Operators that drill too aggressively on spacing to maximize near-term production often sacrifice long-term recovery. The Permian's core Delaware Basin is the most intensely debated arena for this question. Some operators have pushed to 6–8 wells per section (mile²); others argue 4–5 wells optimize long-term value. The right answer depends on reservoir connectivity, pressure depletion, and fracture geometry — none of which can be fully predicted before drilling.

Proved Reserves: The Regulatory Filter

The SEC requires public E&P companies to report proved reserves annually — a subset of total potential resources that meets specific criteria for commercial recoverability. Proved developed producing (PDP) reserves are the most certain category: producing wells with established decline curves. Proved undeveloped (PUD) reserves can only be booked for locations that will be drilled within five years under the current development plan.

Reserve reports are prepared by independent reservoir engineering firms (DeGolyer & MacNaughton, Ryder Scott, Netherland Sewell & Associates are the major players). The quality of a company's proved reserves — and the consistency of its reserve replacement — is a fundamental measure of asset quality that sophisticated investors track closely.

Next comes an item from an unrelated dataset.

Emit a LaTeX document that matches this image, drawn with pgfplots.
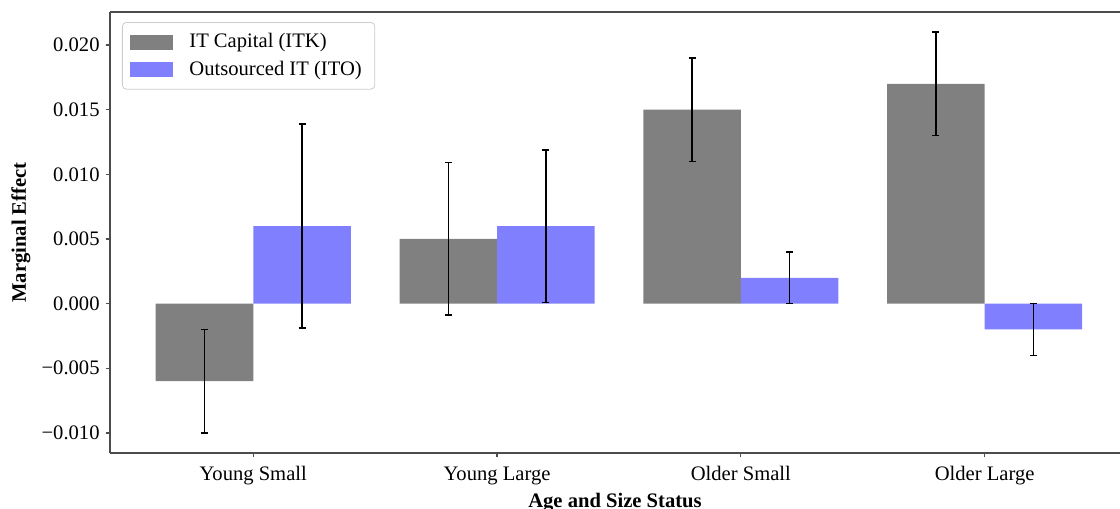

Why This Matters for Investors

Every valuation model for an E&P company ultimately depends on EUR assumptions, type curves, and reserve estimates. A company with 10 years of high-quality drilling inventory at 1,200 Mboe EUR per well is worth dramatically more than one with 5 years at 800 Mboe. Understanding how those numbers are derived — and where the uncertainty lies — is the difference between informed investment and accepting management's narrative at face value.

The best investors in this sector develop an independent view on reservoir quality, pushing back on overly optimistic type curves and giving credit to operators that consistently deliver above-curve results. That analytical edge starts with understanding the fundamentals covered here.